During analyzing this problem I began wondering about the overall design of the thread stack allocation. Obtaining the stack area is done by the call /env_context_area_rm_session()->attach_at(ds_cap, attach_addr, ds_size)/ within the method /Thread_base::_alloc_context()/. The parameter /attach_addr/ is not the complete stack address base (for instance 0x400f.c000), but the offset to the PD's stack area base address (for instance 0xf.c000). On the other hand the function /env_context_area_rm_session()/ instantiates a PD_wide RM session which attaches the whole address area of 256 MB at 0x4000.0000 for the PD. Doesn't that instruct the pager to provide memory on a page fault of any address between 0x4000.0000 and 0x4fff.ffff, this way making the system unable to detect any stack over- and underflow? Additionally memory mappings are created for the stack offset addresses which are not really used. Maybe I missed something. If so, please let me know.

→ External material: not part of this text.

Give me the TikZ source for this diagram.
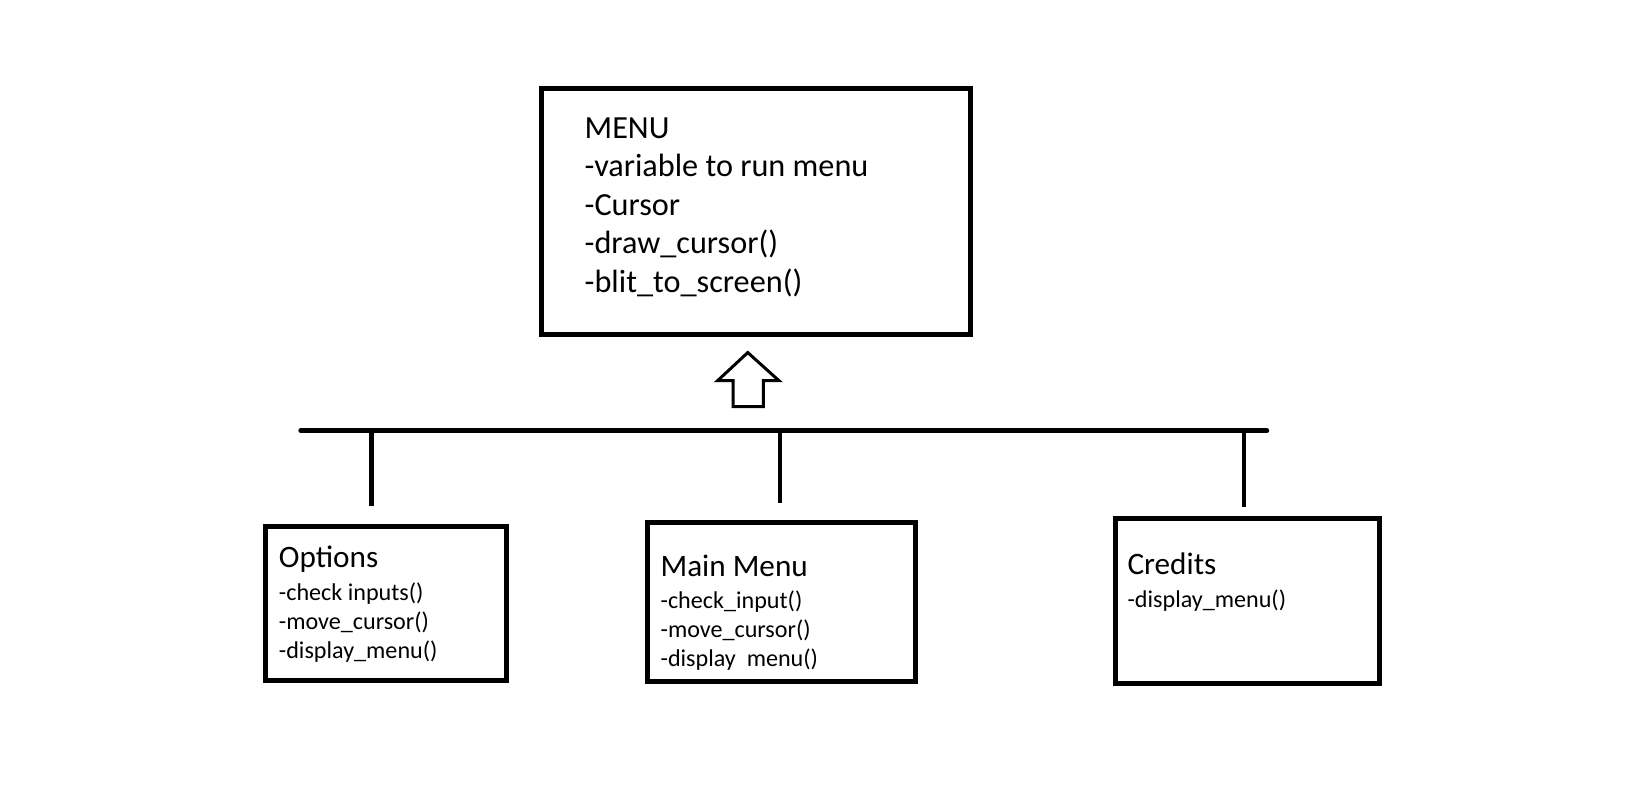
\documentclass[tikz,border=0pt]{standalone}
\usepackage{fontspec}
\setmainfont{Carlito}
\begin{document}
\begin{tikzpicture}[x=1pt,y=-1pt, scale=1.04, transform shape]
\useasboundingbox[fill=white] (0,0) rectangle (1572.1,766.35);
\tikzset{
  box/.style={draw, line width=5pt, rectangle, inner sep=0pt, outer sep=0pt},
  link/.style={line width=4.5pt},
  bigtxt/.style={font=\fontsize{31}{37}\selectfont, anchor=base west, inner sep=0pt},
  headtxt/.style={font=\fontsize{30}{34}\selectfont, anchor=base west, inner sep=0pt},
  itemtxt/.style={font=\fontsize{23.2}{28}\selectfont, anchor=base west, inner sep=0pt}
}
% boxes
\node[box, minimum width=412pt, minimum height=237pt] (menu) at (727,203.5) {};
\node[box, minimum width=232pt, minimum height=148pt] (options) at (371,580) {};
\node[box, minimum width=257pt, minimum height=153pt] (mainmenu) at (751.5,578.5) {};
\node[box, minimum width=253pt, minimum height=158pt] (credits) at (1199.5,578) {};
% MENU text
\node[bigtxt] (m1) at (562,133) {MENU};
\node[bigtxt] (m2) at (562,170) {-variable to run menu};
\node[bigtxt] (m3) at (562,207) {-Cursor};
\node[bigtxt] (m4) at (562,244) {-draw\_cursor()};
\node[bigtxt] (m5) at (562,281) {-blit\_to\_screen()};
% Options text
\node[headtxt] (o1) at (268,546) {Options};
\node[itemtxt] (o2) at (268,577) {-check inputs()};
\node[itemtxt] (o3) at (268,605) {-move\_cursor()};
\node[itemtxt] (o4) at (268,633) {-display\_menu()};
% Main Menu text
\node[headtxt] (mm1) at (635,554) {Main Menu};
\node[itemtxt] (mm2) at (635,585) {-check\_input()};
\node[itemtxt] (mm3) at (635,613) {-move\_cursor()};
\node[itemtxt] (mm4) at (635,641) {-display\ \ menu()};
% Credits text
\node[headtxt] (c1) at (1084,552) {Credits};
\node[itemtxt] (c2) at (1084,584) {-display\_menu()};
% hollow arrow
\draw[line width=3pt, line join=miter]
  (705,391) -- (705,366) -- (690,366) -- (719,339) -- (749,366) -- (734,366) -- (734,391) -- cycle;
% bar and stubs
\coordinate (barL) at (289,414);
\coordinate (barR) at (1218,414);
\coordinate (s1t) at (357,414);
\coordinate (s1b) at (357,486);
\coordinate (s2t) at (750,414);
\coordinate (s2b) at (750,484);
\coordinate (s3t) at (1196,414);
\coordinate (s3b) at (1196,487);
\draw[link, line cap=round] (barL) -- (barR);
\draw[link] (s1t) -- (s1b);
\draw[link] (s2t) -- (s2b);
\draw[link] (s3t) -- (s3b);
\end{tikzpicture}
\end{document}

What you are seeing is the use of a managed dataspace. The complete thread context area (starting at address 0x40000000) is spanned by a single managed dataspace, which actually is another RM session (let's call it sub rm-ression). A RAM-dataspace (i.e., a thread context including the stack) attached at offset X inside the sub rm-session will appear at 0x40000000 + X in the PD's address space. But the empty parts of the sub rm-session are not populated with actual memory. If a page fault occurs within a managed dataspace, core will traverse into the sub rm-session to find the actual backing store dataspace for the fault offset within the sub rm-session. If there is no dataspace attached at the fault offset within the sub rm-session (e.g., if a stack overflows), core will print an error message and the faulting thread will be put on halt - the same behaviour as with any other unresolved page fault. So the thread context area is a sparsely populated part of PD's address space. By using the managed dataspace, we prevent normal attachments (via env()->rm_session()) from colliding with the context area.
I hope, this explanation clears things up a bit. Thank you again for pointing us to the context allocation problem! :-)
Best regards Norman